Let's assume that we have a very simple situation with sets as our points of interest:
import numpy as np
import pandas as pd
a = {1, 2, 3, np.nan}
b = {1, 2, 4, np.nan}
print(a - b)
Out:
{3}
This is perfectly fine and we would expect it to be so, but let us continue with somewhat more complicated example, where pandas series / data frame is included:
series = pd.Series([1, 2, 3, np.nan, 1, 2, 3])
d = set(series)
print(d)
Out:
{nan, 1.0, 2.0, 3.0}
Once again, perfectly fine. Though, when we call:
print(d - b) # the same applies to a single column of a data frame in place of a series
the result is (quite unexpectedly to me):
{nan, 3.0}
There is still a nan value in the output.

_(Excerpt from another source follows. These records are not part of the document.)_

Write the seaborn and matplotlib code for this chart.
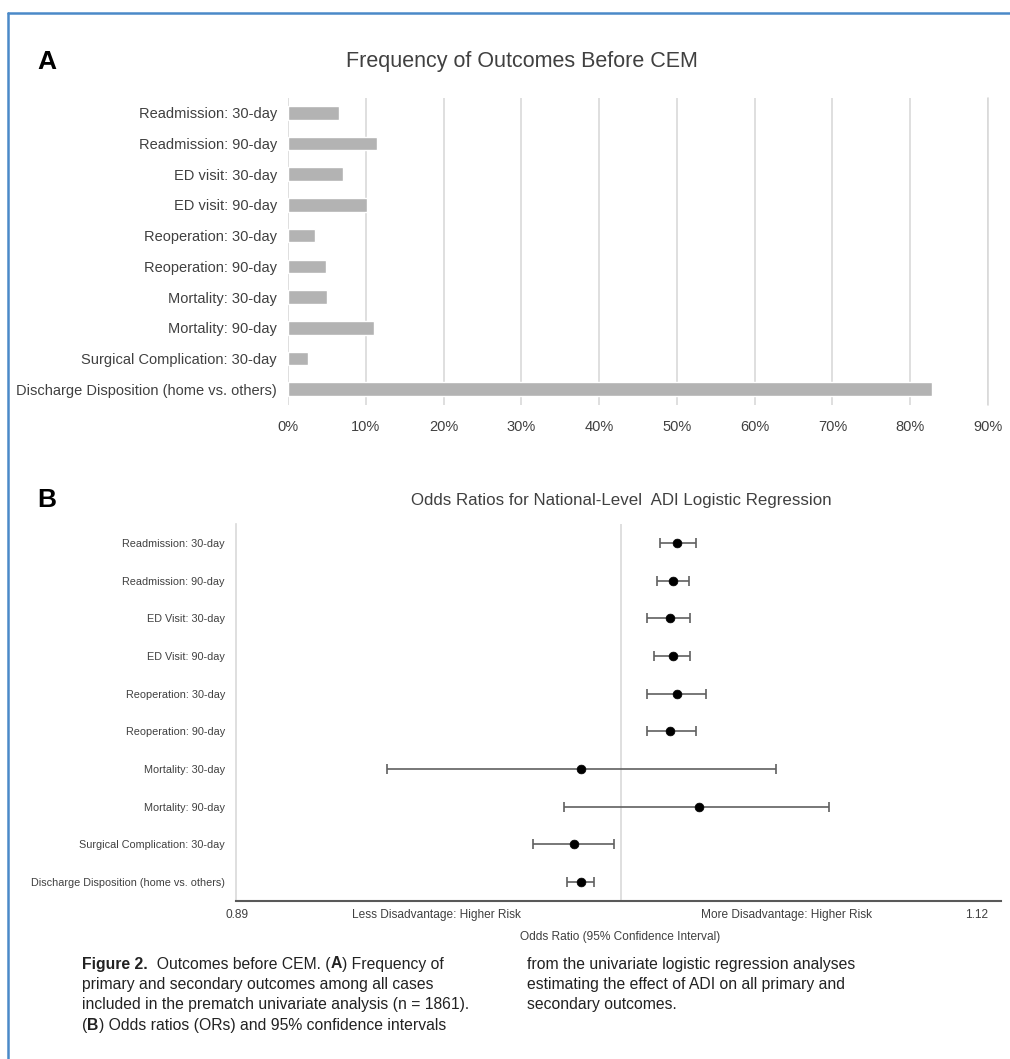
import matplotlib
matplotlib.use("Agg")
import matplotlib.pyplot as plt
from matplotlib.lines import Line2D
from matplotlib.ticker import PercentFormatter
import numpy as np
import pandas as pd
import seaborn as sns

sns.set_theme(style="white")
plt.rcParams["font.family"] = ["Liberation Sans", "DejaVu Sans"]

# panel A: frequency of outcomes before CEM
freq_labels = [
    "Readmission: 30-day", "Readmission: 90-day", "ED visit: 30-day",
    "ED visit: 90-day", "Reoperation: 30-day", "Reoperation: 90-day",
    "Mortality: 30-day", "Mortality: 90-day", "Surgical Complication: 30-day",
    "Discharge Disposition (home vs. others)",
]
freq_values = [0.066, 0.115, 0.071, 0.102, 0.035, 0.049, 0.050, 0.110, 0.026, 0.828]

# panel B: odds ratios with 95% CI
or_labels = [
    "Readmission: 30-day", "Readmission: 90-day", "ED Visit: 30-day",
    "ED Visit: 90-day", "Reoperation: 30-day", "Reoperation: 90-day",
    "Mortality: 30-day", "Mortality: 90-day", "Surgical Complication: 30-day",
    "Discharge Disposition (home vs. others)",
]
or_point = [1.0168, 1.0158, 1.0148, 1.0158, 1.0168, 1.0148, 0.9880, 1.0235, 0.9859, 0.9880]
or_low = [1.0118, 1.0110, 1.0078, 1.0099, 1.0078, 1.0078, 0.9298, 0.9829, 0.9737, 0.9839]
or_high = [1.0226, 1.0206, 1.0207, 1.0207, 1.0256, 1.0227, 1.0467, 1.0627, 0.9980, 0.9920]

W, H = 1010, 1059
fig = plt.figure(figsize=(W / 100, H / 100), dpi=100)


def box(left, top, right, bottom):
    # pixel box -> figure fraction rect
    return [left / W, 1 - bottom / H, (right - left) / W, (bottom - top) / H]


def fx(px):
    return px / W


def fy(py):
    return 1 - py / H


# ---------- panel A ----------
ax1 = fig.add_axes(box(288, 97.5, 988, 404.5))
df_a = pd.DataFrame({"label": freq_labels, "value": freq_values})
sns.barplot(data=df_a, x="value", y="label", orient="h", color="#b3b3b3",
            saturation=1, width=0.44, ax=ax1)
ax1.set_xlim(0, 0.9)
ax1.set_xticks(np.arange(0, 0.91, 0.1))
ax1.xaxis.set_major_formatter(PercentFormatter(1.0, decimals=0))
ax1.xaxis.grid(True, color="#d9d9d9", linewidth=1.2)
ax1.set_axisbelow(True)
for s in ax1.spines.values():
    s.set_visible(False)
ax1.axvline(0.9, color="#d9d9d9", linewidth=1.2, clip_on=False, zorder=0)
ax1.tick_params(axis="both", length=0, labelsize=10.5, colors="#404040")
ax1.tick_params(axis="x", pad=11)
ax1.tick_params(axis="y", pad=8)
ax1.set_xlabel("")
ax1.set_ylabel("")
fig.text(fx(522), fy(62), "Frequency of Outcomes Before CEM", ha="center",
         va="center", fontsize=15.5, color="#404040")
fig.text(fx(37), fy(62), "A", ha="left", va="center", fontsize=19,
         fontweight="bold", color="black")

# ---------- panel B ----------
ax2 = fig.add_axes(box(236, 524, 1001, 901))
err_col = "#606060"
ax2.hlines(or_labels, or_low, or_high, color=err_col, linewidth=1.2, zorder=2)
ax2.scatter(or_low, or_labels, marker="|", s=45, color=err_col, linewidth=1.2, zorder=2)
ax2.scatter(or_high, or_labels, marker="|", s=45, color=err_col, linewidth=1.2, zorder=2)
df_b = pd.DataFrame({"label": or_labels, "or": or_point})
sns.scatterplot(data=df_b, x="or", y="label", color="black", s=40,
                edgecolor="black", zorder=3, ax=ax2)
ax2.set_ylim(len(or_labels) - 0.5, -0.5)
ax2.set_xlim(0.8843, 1.1143)
ax2.axvline(1.0, color="#d9d9d9", linewidth=1.2, zorder=1)
for s in ["top", "right"]:
    ax2.spines[s].set_visible(False)
ax2.spines["left"].set_color("#d9d9d9")
ax2.spines["left"].set_linewidth(1.2)
ax2.spines["bottom"].set_color("#595959")
ax2.spines["bottom"].set_linewidth(1.5)
ax2.set_xticks([0.8843, 1.1143])
ax2.set_xticklabels(["", ""])
ax2.tick_params(axis="x", direction="inout", length=7, width=1.2, color="#595959")
ax2.tick_params(axis="y", length=0, labelsize=7.8, colors="#404040", pad=8)
ax2.set_xlabel("")
ax2.set_ylabel("")

small = dict(fontsize=8.6, color="#404040", va="center")
fig.text(fx(237), fy(915), "0.89", ha="center", **small)
fig.text(fx(977), fy(915), "1.12", ha="center", **small)
fig.text(fx(437), fy(915), "Less Disadvantage: Higher Risk", ha="center", **small)
fig.text(fx(787), fy(915), "More Disadvantage: Higher Risk", ha="center", **small)
fig.text(fx(620), fy(937), "Odds Ratio (95% Confidence Interval)", ha="center", **small)
fig.text(fx(621), fy(500), "Odds Ratios for National-Level  ADI Logistic Regression",
         ha="center", va="center", fontsize=12.2, color="#404040")
fig.text(fx(37), fy(500), "B", ha="left", va="center", fontsize=19,
         fontweight="bold", color="black")

# ---------- caption ----------
cap_left = [
    [("Figure 2.", "bold"), ("  Outcomes before CEM. (", "normal"), ("A", "bold"),
     (") Frequency of", "normal")],
    [("primary and secondary outcomes among all cases", "normal")],
    [("included in the prematch univariate analysis (n = 1861).", "normal")],
    [("(", "normal"), ("B", "bold"), (") Odds ratios (ORs) and 95% confidence intervals", "normal")],
]
cap_right = [
    "from the univariate logistic regression analyses",
    "estimating the effect of ADI on all primary and",
    "secondary outcomes.",
]
line_y = [964, 984.5, 1005, 1025.5]

renderer = fig.canvas.get_renderer()
for yy, parts in zip(line_y, cap_left):
    x = fx(82)
    for txt, weight in parts:
        t = fig.text(x, fy(yy), txt, ha="left", va="center", fontsize=11.3,
                     fontweight=weight, color="#222222")
        bb = t.get_window_extent(renderer=renderer)
        x += bb.width / W
for yy, txt in zip(line_y, cap_right):
    fig.text(fx(527), fy(yy), txt, ha="left", va="center", fontsize=11.3,
             color="#222222")

# blue frame on top and left
blue = "#4a89c8"
fig.add_artist(Line2D([fx(8), 1], [fy(12.5), fy(12.5)], color=blue, linewidth=1.8))
fig.add_artist(Line2D([fx(8), fx(8)], [0, fy(12.5)], color=blue, linewidth=1.8))

fig.savefig("out.png", dpi=100)
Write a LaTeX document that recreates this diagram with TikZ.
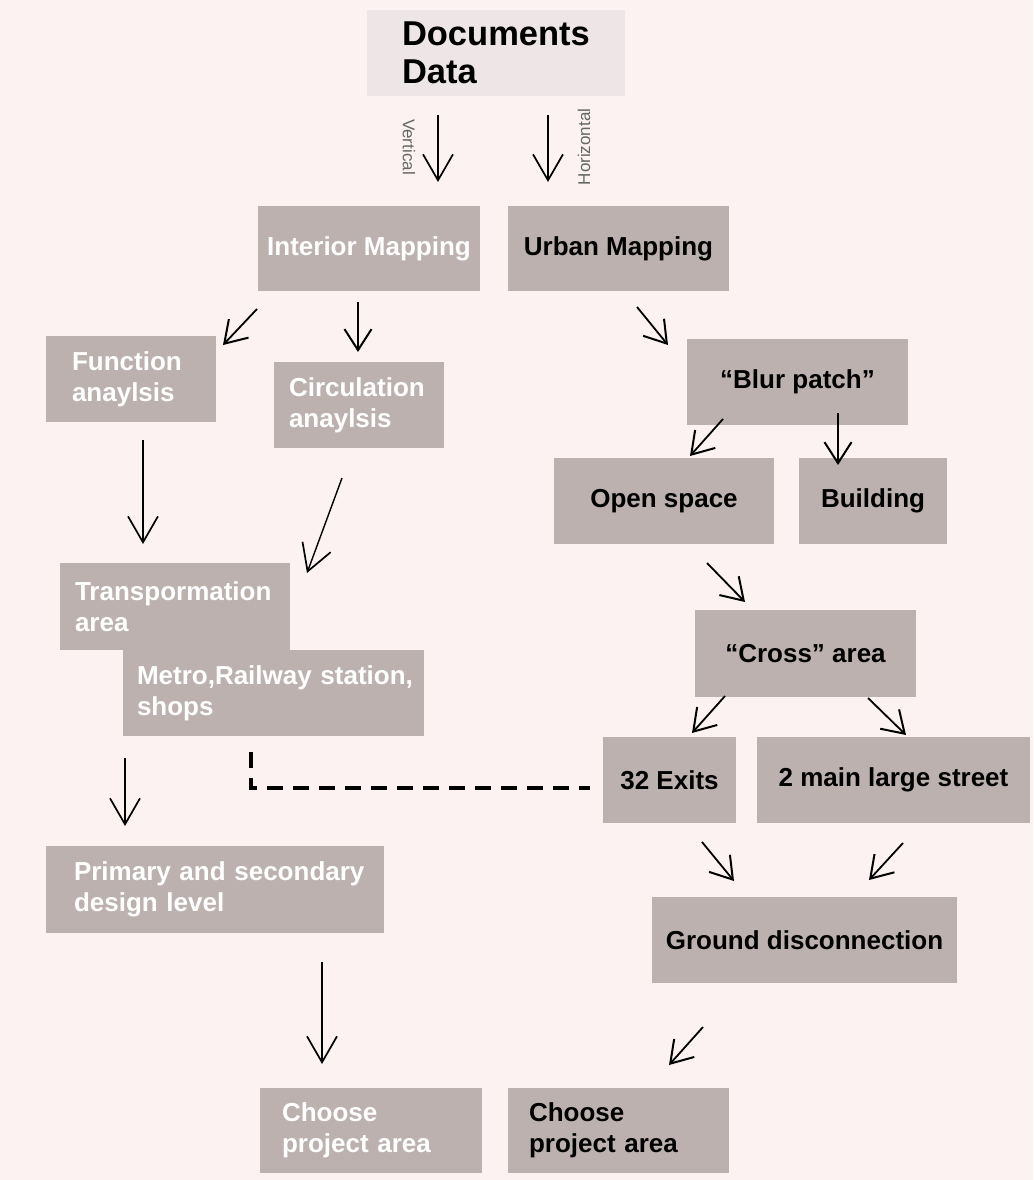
\documentclass[tikz,border=0pt]{standalone}
\usepackage{fontspec}
\setmainfont{Liberation Sans}
\usetikzlibrary{arrows.meta}
\definecolor{bgc}{HTML}{FCF2F2}
\definecolor{boxc}{HTML}{BDB1B0}
\definecolor{docc}{HTML}{EEE6E6}
\definecolor{labc}{HTML}{666666}
\hbadness=10000 \hfuzz=100pt
\tikzset{
  box/.style={fill=boxc, draw=none, inner ysep=0pt, font=\fontsize{26}{31}\selectfont\bfseries},
  wtext/.style={text=white},
  btext/.style={text=black},
  lbox/.style={box, align=left},
  cbox/.style={box, align=center, inner xsep=0pt},
  flow/.style={line width=1.8pt, -{Straight Barb[length=21pt,width=27pt,line width=2pt]}},
  vflow/.style={line width=1.4pt, -{Straight Barb[length=26pt,width=30pt,line width=1.7pt]}},
  dash line/.style={line width=3.5pt, dash pattern=on 16pt off 10pt},
  lab/.style={text=labc, font=\fontsize{17}{17}\selectfont, inner sep=0pt}
}
\begin{document}
\begin{tikzpicture}[x=1pt,y=-1pt]
\fill[bgc] (0,0) rectangle (1033,1180);
\useasboundingbox (0,0) rectangle (1033,1180);

% top
\node[fill=docc, minimum width=258pt, minimum height=86pt, inner xsep=35pt, inner ysep=0pt, text width=188pt, align=left, font=\fontsize{34.5}{38}\selectfont\bfseries] (doc) at (496,53) {Documents\\Data};

\node[cbox, wtext, minimum width=222pt, minimum height=85pt] (interior) at (369,248.5) {Interior Mapping};
\node[cbox, btext, minimum width=221pt, minimum height=85pt] (urban) at (618.5,248.5) {Urban Mapping};

% left branch
\node[lbox, wtext, inner xsep=26pt, text width=118pt, minimum height=86pt] (func) at (131,379) {Function\\anaylsis};
\node[lbox, wtext, inner xsep=15pt, text width=140pt, minimum height=86pt] (circ) at (359,405) {Circulation\\anaylsis};
\node[lbox, wtext, inner xsep=15pt, text width=200pt, minimum height=87pt] (trans) at (175,606.5) {\mbox{Transpormation}\\area};
\node[lbox, wtext, inner xsep=14pt, text width=273pt, minimum height=86pt] (metro) at (273.5,693) {\mbox{Metro,Railway station,}\\shops};
\node[lbox, wtext, inner xsep=28pt, text width=282pt, minimum height=87pt] (primary) at (215,889.5) {\mbox{Primary and secondary}\\design level};
\node[lbox, wtext, inner xsep=22pt, text width=178pt, minimum height=85pt] (chooseL) at (371,1130.5) {Choose\\project area};

% right branch
\node[cbox, btext, minimum width=221pt, minimum height=86pt] (blur) at (797.5,382) {``Blur patch''};
\node[cbox, btext, minimum width=220pt, minimum height=86pt] (open) at (664,501) {Open space};
\node[cbox, btext, minimum width=148pt, minimum height=86pt] (building) at (873,501) {Building};
\node[cbox, btext, minimum width=221pt, minimum height=87pt] (cross) at (805.5,653.5) {``Cross'' area};
\node[cbox, btext, minimum width=133pt, minimum height=86pt] (exits) at (669.5,780) {32 Exits};
\node[cbox, btext, minimum width=273pt, minimum height=86pt] (street) at (893.5,780) {2 main large street};
\node[cbox, btext, minimum width=305pt, minimum height=86pt] (ground) at (804.5,940) {Ground disconnection};
\node[lbox, btext, inner xsep=21pt, text width=179pt, minimum height=85pt] (chooseR) at (618.5,1130.5) {Choose\\project area};

% labels
\node[lab, rotate=-90] (vlab) at (409,147) {Vertical};
\node[lab, rotate=90] (hlab) at (584,147) {Horizontal};

% arrow coordinates
\coordinate (a1s) at (438,115);  \coordinate (a1e) at (438,182);
\coordinate (a2s) at (548,115);  \coordinate (a2e) at (548,182);
\coordinate (a3s) at (257,309);  \coordinate (a3e) at (223,345);
\coordinate (a4s) at (358,302);  \coordinate (a4e) at (358,352);
\coordinate (a5s) at (143,440);  \coordinate (a5e) at (143,544);
\coordinate (a6s) at (342,478);  \coordinate (a6e) at (307,573);
\coordinate (a7s) at (125,758);  \coordinate (a7e) at (125,826);
\coordinate (a8s) at (322,962);  \coordinate (a8e) at (322,1064);
\coordinate (a9s) at (703,1027); \coordinate (a9e) at (669,1065);
\coordinate (a10s) at (637,307); \coordinate (a10e) at (668,345);
\coordinate (a11s) at (723,419); \coordinate (a11e) at (690,456);
\coordinate (a12s) at (838,413); \coordinate (a12e) at (838,465);
\coordinate (a13s) at (707,563); \coordinate (a13e) at (745,602);
\coordinate (a14s) at (725,696); \coordinate (a14e) at (692,733);
\coordinate (a15s) at (868,698); \coordinate (a15e) at (906,735);
\coordinate (a16s) at (702,842); \coordinate (a16e) at (734,881);
\coordinate (a17s) at (903,843); \coordinate (a17e) at (869,880);

\draw[vflow] (a1s) -- (a1e);
\draw[vflow] (a2s) -- (a2e);
\draw[flow] (a3s) -- (a3e);
\draw[flow] (a4s) -- (a4e);
\draw[vflow] (a5s) -- (a5e);
\draw[vflow] (a6s) -- (a6e);
\draw[vflow] (a7s) -- (a7e);
\draw[vflow] (a8s) -- (a8e);
\draw[flow] (a9s) -- (a9e);
\draw[flow] (a10s) -- (a10e);
\draw[flow] (a11s) -- (a11e);
\draw[flow] (a12s) -- (a12e);
\draw[flow] (a13s) -- (a13e);
\draw[flow] (a14s) -- (a14e);
\draw[flow] (a15s) -- (a15e);
\draw[flow] (a16s) -- (a16e);
\draw[flow] (a17s) -- (a17e);

% dashed link
\coordinate (d1) at (251,752);
\coordinate (d2) at (590,788);
\draw[dash line] (d1) |- (d2);
\end{tikzpicture}
\end{document}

I do understand that when we create the series variable all of the input values are cast under the hood to a float64 format, including the nan value.
type(series.iloc[3])
Out:
numpy.float64
Whereas the type of a freely created np.nan is just float. Of course, the np.isnan() function in both cases returns True. I still see it though as an inconsistency, because I would assume that all basic Python operations (to which set operations undoubtedly belong) will be treating nans in a similar manner to the numbers. Even if the same type conversion as in case of nans was applied to the numbers in the sets (in pure Python they are ints, whereas in pandas series they are floats), set operations still consider them as the same entities and remove values adequately. nan is supposed to be also (quasi-)numeric and yet is handled differently. Is this a feature, a bug or an acknowledged situation which cannot be for some reason resolved?
Python version: 3.6.6. Numpy version: 1.16.2. Pandas version: 0.24.2.